Je vous proposerai de compléter le dispositif en créant un chapitre spécialement consacré au développement durable de l'agriculture de montagne,...
M. Jacques Blanc. Très bien !
M. Gérard César, rapporteur. ... chapitre qui regroupe certaines des dispositions introduites par l'Assemblée nationale ainsi que d'autres, nouvelles, résultant des travaux du groupe d'études sur la montagne.
J'aborderai maintenant la question de l'agriculture outre-mer.
Je rappelle que, lorsque nous avions examiné la loi relative au développement des territoires ruraux, le Gouvernement s'était engagé à présenter un volet consacré à l'outre-mer dans le projet de loi d'orientation agricole, ce qu'il a fait. Je m'en félicite !
Naturellement, l'agriculture d'outre-mer a ses particularités, comme je l'ai exposé dans mon rapport écrit. Je rappellerai donc quelques points du titre V du projet de loi d'orientation agricole, relatif à l'agriculture d'outre-mer.
Les conditions du fermage domien sont alignées sur celles du fermage métropolitain, notamment en matière de baux cessibles et de clauses environnementales.
Les droits du métayer, lequel se voit reconnaître la conduite de l'exploitation ainsi qu'un droit de préemption en cas de cession de la parcelle qu'il exploite, sont également renforcés.
Afin de tenir compte de la spécificité, dans les DOM, des relations entre métayers et bailleurs, il est enfin prévu que la conversion des baux à colonat, c'est-à-dire des baux de métayage en baux à fermage, devienne automatique.
D'autres mesures spécifiques à l'agriculture ultramarine sont également prévues, sur lesquelles nous reviendrons lorsque nous aborderons l'examen de ce titre V du projet de loi d'orientation.
En conclusion, monsieur le président, monsieur le ministre, mes chers collègues, je voudrais vous faire part de ma conviction que ce projet de loi d'orientation agricole donne de nouvelles perspectives à notre agriculture et à nos agriculteurs. Je suis convaincu que ce texte contribuera à rapprocher le monde agricole du reste de la société française, ce qui est le préalable à son développement.

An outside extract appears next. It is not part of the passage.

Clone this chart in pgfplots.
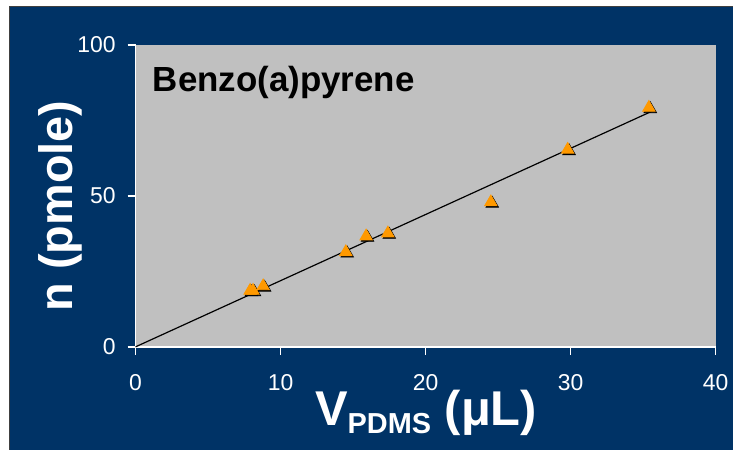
\documentclass[border=0pt]{standalone}
\usepackage{fontspec}
\setmainfont{Liberation Sans}
\usepackage{pgfplots}
\pgfplotsset{compat=1.18}
\definecolor{bgblue}{HTML}{003366}
\definecolor{plotgray}{HTML}{C0C0C0}
\definecolor{mkorange}{HTML}{FF9900}
\begin{document}
\begin{tikzpicture}[x=0.5pt,y=0.5pt]
\fill[white] (0,0) rectangle (735,451);
\fill[bgblue] (10,0) rectangle (735,444);
\draw[black!75, line width=0.6pt] (9.6,0) -- (9.6,444.4) -- (735,444.4);
\begin{axis}[
  at={(68pt,51.5pt)}, anchor=south west,
  scale only axis, width=291pt, height=151.5pt,
  xmin=0, xmax=40, ymin=0, ymax=100,
  xtick={0,10,20,30,40}, ytick={0,50,100},
  axis background/.style={fill=plotgray},
  axis x line*=bottom, axis y line*=left,
  axis line style={white, line width=0.8pt},
  tick style={white, line width=0.8pt},
  tick align=outside, major tick length=4pt,
  tick label style={white, font=\fontsize{11.5}{13}\selectfont},
  xticklabel style={yshift=-6.5pt},
  yticklabel style={xshift=-2.5pt},
  /pgf/number format/assume math mode=true,
  clip=false,
]
\addplot[black, line width=0.6pt] coordinates {(0,0) (35.6,78)};
\addplot[only marks, mark=triangle*, mark size=3.6pt,
  mark options={fill=black, draw=black, xshift=0.7pt, yshift=-0.7pt}]
  coordinates {(7.9,18.6) (8.1,18.6) (8.8,20.1) (14.5,31.4) (15.9,36.6) (17.4,37.6) (24.5,47.9) (29.8,65.3) (35.4,79.2)};
\addplot[only marks, mark=triangle*, mark size=3.6pt,
  mark options={fill=mkorange, draw=mkorange}]
  coordinates {(7.9,18.6) (8.1,18.6) (8.8,20.1) (14.5,31.4) (15.9,36.6) (17.4,37.6) (24.5,47.9) (29.8,65.3) (35.4,79.2)};
\end{axis}
\node[anchor=base west, inner sep=0pt, font=\bfseries\fontsize{17.5}{20}\selectfont] at (153,359.3) {Benzo(a)pyrene};
\node[anchor=base, rotate=90, inner sep=0pt, text=white, font=\bfseries\fontsize{23.5}{28}\selectfont] at (73,244.5) {n (pmole)};
\node[anchor=base, inner sep=0pt, text=white, font=\bfseries\fontsize{24.5}{28}\selectfont] at (427.5,24.3) {V\raisebox{-4pt}{\fontsize{14.5}{16}\selectfont PDMS} (μL)};
\end{tikzpicture}
\end{document}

A l'issue de son examen par l'Assemblée nationale, le texte a été très significativement enrichi, mais parfois trop lourdement. Les amendements que vous présentera la commission permettent donc à la fois de simplifier certains dispositifs, mais aussi d'en compléter utilement d'autres. Au total, je suis persuadé que le débat sera riche et fructueux.
Je voudrais enfin saluer le travail de mon collègue Joël Bourdin, rapporteur pour avis de la commission des finances, avec lequel j'ai eu des échanges fructueux qui ont révélé, je le crois, une pleine convergence d'analyse. (Très bien ! et applaudissements sur les travées de l'UMP et de l'UC-UDF, ainsi que sur certaines travées du RDSE.)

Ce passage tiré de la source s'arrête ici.